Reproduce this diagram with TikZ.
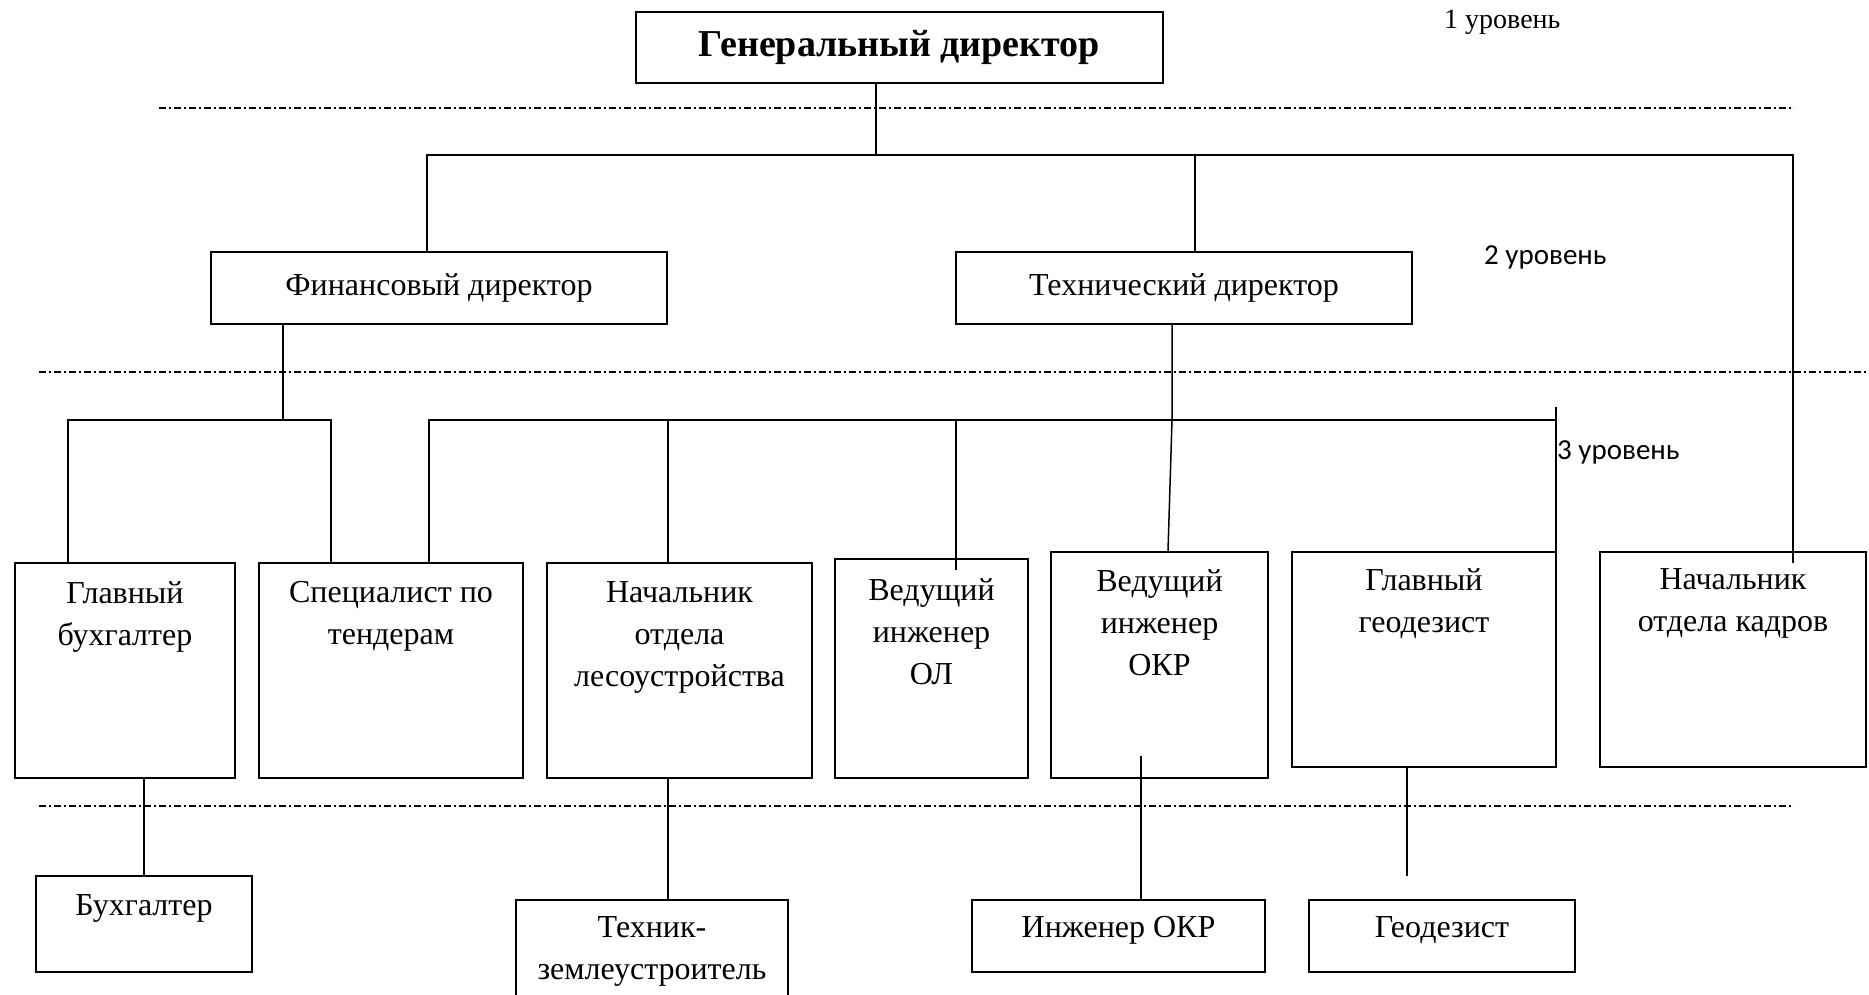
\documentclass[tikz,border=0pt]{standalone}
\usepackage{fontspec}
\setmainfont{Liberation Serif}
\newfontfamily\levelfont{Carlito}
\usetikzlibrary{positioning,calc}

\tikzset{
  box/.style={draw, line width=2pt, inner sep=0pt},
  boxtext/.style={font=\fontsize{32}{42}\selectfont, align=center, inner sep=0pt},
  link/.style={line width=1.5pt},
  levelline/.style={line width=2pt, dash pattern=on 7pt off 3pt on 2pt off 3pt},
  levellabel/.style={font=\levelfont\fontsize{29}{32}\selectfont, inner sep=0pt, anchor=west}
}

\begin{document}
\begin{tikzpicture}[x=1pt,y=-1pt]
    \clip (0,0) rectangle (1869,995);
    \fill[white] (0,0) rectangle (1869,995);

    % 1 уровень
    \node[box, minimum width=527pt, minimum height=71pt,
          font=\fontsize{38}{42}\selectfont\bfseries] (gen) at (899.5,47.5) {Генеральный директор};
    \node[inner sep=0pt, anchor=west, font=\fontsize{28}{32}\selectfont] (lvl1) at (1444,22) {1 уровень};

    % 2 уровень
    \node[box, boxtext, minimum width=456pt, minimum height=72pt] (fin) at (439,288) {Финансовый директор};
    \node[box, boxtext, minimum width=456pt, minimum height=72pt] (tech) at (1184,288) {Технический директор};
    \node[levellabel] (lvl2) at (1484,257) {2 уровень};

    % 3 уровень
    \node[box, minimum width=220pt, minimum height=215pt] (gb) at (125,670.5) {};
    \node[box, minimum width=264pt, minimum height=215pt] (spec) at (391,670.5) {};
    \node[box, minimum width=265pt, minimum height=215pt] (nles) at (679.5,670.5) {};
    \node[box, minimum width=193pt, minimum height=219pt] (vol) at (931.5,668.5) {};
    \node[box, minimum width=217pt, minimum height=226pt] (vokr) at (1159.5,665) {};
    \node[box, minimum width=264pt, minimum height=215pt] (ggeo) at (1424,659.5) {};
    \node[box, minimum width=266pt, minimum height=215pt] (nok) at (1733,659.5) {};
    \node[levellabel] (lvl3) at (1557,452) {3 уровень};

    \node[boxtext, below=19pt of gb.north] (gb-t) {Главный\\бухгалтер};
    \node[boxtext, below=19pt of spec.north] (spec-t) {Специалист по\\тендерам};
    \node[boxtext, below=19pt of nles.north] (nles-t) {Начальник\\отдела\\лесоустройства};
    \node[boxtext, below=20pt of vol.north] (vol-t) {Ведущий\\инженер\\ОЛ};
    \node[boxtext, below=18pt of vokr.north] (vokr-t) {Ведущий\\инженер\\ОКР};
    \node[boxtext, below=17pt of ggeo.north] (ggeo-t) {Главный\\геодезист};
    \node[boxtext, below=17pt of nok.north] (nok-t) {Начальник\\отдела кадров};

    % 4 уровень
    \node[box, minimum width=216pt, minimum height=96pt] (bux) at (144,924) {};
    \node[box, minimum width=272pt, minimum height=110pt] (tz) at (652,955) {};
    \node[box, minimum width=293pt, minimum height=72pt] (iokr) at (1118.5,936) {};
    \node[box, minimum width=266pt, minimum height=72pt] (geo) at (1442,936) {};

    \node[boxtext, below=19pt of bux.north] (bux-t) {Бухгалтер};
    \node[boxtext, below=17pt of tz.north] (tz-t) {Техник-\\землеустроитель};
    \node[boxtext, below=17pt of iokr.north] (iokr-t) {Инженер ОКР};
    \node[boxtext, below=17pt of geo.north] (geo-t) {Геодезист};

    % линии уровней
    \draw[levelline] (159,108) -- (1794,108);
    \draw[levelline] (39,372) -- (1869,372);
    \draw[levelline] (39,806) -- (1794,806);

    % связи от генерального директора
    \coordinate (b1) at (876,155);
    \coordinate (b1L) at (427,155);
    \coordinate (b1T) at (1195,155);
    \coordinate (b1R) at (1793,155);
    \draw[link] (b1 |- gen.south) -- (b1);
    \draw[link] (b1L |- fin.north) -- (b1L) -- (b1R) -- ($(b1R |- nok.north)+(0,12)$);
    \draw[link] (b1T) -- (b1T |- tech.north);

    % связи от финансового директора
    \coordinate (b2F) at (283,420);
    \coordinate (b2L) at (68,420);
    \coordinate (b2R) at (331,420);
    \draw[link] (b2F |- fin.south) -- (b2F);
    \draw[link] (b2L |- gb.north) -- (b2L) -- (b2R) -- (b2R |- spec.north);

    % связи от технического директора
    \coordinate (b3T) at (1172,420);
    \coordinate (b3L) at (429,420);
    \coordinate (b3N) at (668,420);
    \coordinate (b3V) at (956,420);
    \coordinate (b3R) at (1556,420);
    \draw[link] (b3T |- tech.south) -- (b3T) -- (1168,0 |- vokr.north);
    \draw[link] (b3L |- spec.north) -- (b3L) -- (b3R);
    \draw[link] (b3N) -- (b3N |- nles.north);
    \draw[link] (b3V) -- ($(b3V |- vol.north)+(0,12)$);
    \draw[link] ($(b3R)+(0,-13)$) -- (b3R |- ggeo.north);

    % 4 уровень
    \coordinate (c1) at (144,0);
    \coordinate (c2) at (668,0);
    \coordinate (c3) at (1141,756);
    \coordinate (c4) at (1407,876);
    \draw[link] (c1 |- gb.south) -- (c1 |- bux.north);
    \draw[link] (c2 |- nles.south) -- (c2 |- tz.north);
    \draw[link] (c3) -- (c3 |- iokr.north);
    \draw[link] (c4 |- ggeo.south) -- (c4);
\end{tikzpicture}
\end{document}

★ ★ ★ ★

▸ **DIRECTIONS**: Omit every picture, then repeat the remaining data exactly as it appears above.

▸ **OUTPUT OF THE EXERCISE**:
Reproduce this diagram with TikZ.
\documentclass[tikz,border=0pt]{standalone}
\usepackage{fontspec}
\setmainfont{Liberation Serif}
\newfontfamily\levelfont{Carlito}
\usetikzlibrary{positioning,calc}

\tikzset{
  box/.style={draw, line width=2pt, inner sep=0pt},
  boxtext/.style={font=\fontsize{32}{42}\selectfont, align=center, inner sep=0pt},
  link/.style={line width=1.5pt},
  levelline/.style={line width=2pt, dash pattern=on 7pt off 3pt on 2pt off 3pt},
  levellabel/.style={font=\levelfont\fontsize{29}{32}\selectfont, inner sep=0pt, anchor=west}
}

\begin{document}
\begin{tikzpicture}[x=1pt,y=-1pt]
    \clip (0,0) rectangle (1869,995);
    \fill[white] (0,0) rectangle (1869,995);

    % 1 уровень
    \node[box, minimum width=527pt, minimum height=71pt,
          font=\fontsize{38}{42}\selectfont\bfseries] (gen) at (899.5,47.5) {Генеральный директор};
    \node[inner sep=0pt, anchor=west, font=\fontsize{28}{32}\selectfont] (lvl1) at (1444,22) {1 уровень};

    % 2 уровень
    \node[box, boxtext, minimum width=456pt, minimum height=72pt] (fin) at (439,288) {Финансовый директор};
    \node[box, boxtext, minimum width=456pt, minimum height=72pt] (tech) at (1184,288) {Технический директор};
    \node[levellabel] (lvl2) at (1484,257) {2 уровень};

    % 3 уровень
    \node[box, minimum width=220pt, minimum height=215pt] (gb) at (125,670.5) {};
    \node[box, minimum width=264pt, minimum height=215pt] (spec) at (391,670.5) {};
    \node[box, minimum width=265pt, minimum height=215pt] (nles) at (679.5,670.5) {};
    \node[box, minimum width=193pt, minimum height=219pt] (vol) at (931.5,668.5) {};
    \node[box, minimum width=217pt, minimum height=226pt] (vokr) at (1159.5,665) {};
    \node[box, minimum width=264pt, minimum height=215pt] (ggeo) at (1424,659.5) {};
    \node[box, minimum width=266pt, minimum height=215pt] (nok) at (1733,659.5) {};
    \node[levellabel] (lvl3) at (1557,452) {3 уровень};

    \node[boxtext, below=19pt of gb.north] (gb-t) {Главный\\бухгалтер};
    \node[boxtext, below=19pt of spec.north] (spec-t) {Специалист по\\тендерам};
    \node[boxtext, below=19pt of nles.north] (nles-t) {Начальник\\отдела\\лесоустройства};
    \node[boxtext, below=20pt of vol.north] (vol-t) {Ведущий\\инженер\\ОЛ};
    \node[boxtext, below=18pt of vokr.north] (vokr-t) {Ведущий\\инженер\\ОКР};
    \node[boxtext, below=17pt of ggeo.north] (ggeo-t) {Главный\\геодезист};
    \node[boxtext, below=17pt of nok.north] (nok-t) {Начальник\\отдела кадров};

    % 4 уровень
    \node[box, minimum width=216pt, minimum height=96pt] (bux) at (144,924) {};
    \node[box, minimum width=272pt, minimum height=110pt] (tz) at (652,955) {};
    \node[box, minimum width=293pt, minimum height=72pt] (iokr) at (1118.5,936) {};
    \node[box, minimum width=266pt, minimum height=72pt] (geo) at (1442,936) {};

    \node[boxtext, below=19pt of bux.north] (bux-t) {Бухгалтер};
    \node[boxtext, below=17pt of tz.north] (tz-t) {Техник-\\землеустроитель};
    \node[boxtext, below=17pt of iokr.north] (iokr-t) {Инженер ОКР};
    \node[boxtext, below=17pt of geo.north] (geo-t) {Геодезист};

    % линии уровней
    \draw[levelline] (159,108) -- (1794,108);
    \draw[levelline] (39,372) -- (1869,372);
    \draw[levelline] (39,806) -- (1794,806);

    % связи от генерального директора
    \coordinate (b1) at (876,155);
    \coordinate (b1L) at (427,155);
    \coordinate (b1T) at (1195,155);
    \coordinate (b1R) at (1793,155);
    \draw[link] (b1 |- gen.south) -- (b1);
    \draw[link] (b1L |- fin.north) -- (b1L) -- (b1R) -- ($(b1R |- nok.north)+(0,12)$);
    \draw[link] (b1T) -- (b1T |- tech.north);

    % связи от финансового директора
    \coordinate (b2F) at (283,420);
    \coordinate (b2L) at (68,420);
    \coordinate (b2R) at (331,420);
    \draw[link] (b2F |- fin.south) -- (b2F);
    \draw[link] (b2L |- gb.north) -- (b2L) -- (b2R) -- (b2R |- spec.north);

    % связи от технического директора
    \coordinate (b3T) at (1172,420);
    \coordinate (b3L) at (429,420);
    \coordinate (b3N) at (668,420);
    \coordinate (b3V) at (956,420);
    \coordinate (b3R) at (1556,420);
    \draw[link] (b3T |- tech.south) -- (b3T) -- (1168,0 |- vokr.north);
    \draw[link] (b3L |- spec.north) -- (b3L) -- (b3R);
    \draw[link] (b3N) -- (b3N |- nles.north);
    \draw[link] (b3V) -- ($(b3V |- vol.north)+(0,12)$);
    \draw[link] ($(b3R)+(0,-13)$) -- (b3R |- ggeo.north);

    % 4 уровень
    \coordinate (c1) at (144,0);
    \coordinate (c2) at (668,0);
    \coordinate (c3) at (1141,756);
    \coordinate (c4) at (1407,876);
    \draw[link] (c1 |- gb.south) -- (c1 |- bux.north);
    \draw[link] (c2 |- nles.south) -- (c2 |- tz.north);
    \draw[link] (c3) -- (c3 |- iokr.north);
    \draw[link] (c4 |- ggeo.south) -- (c4);
\end{tikzpicture}
\end{document}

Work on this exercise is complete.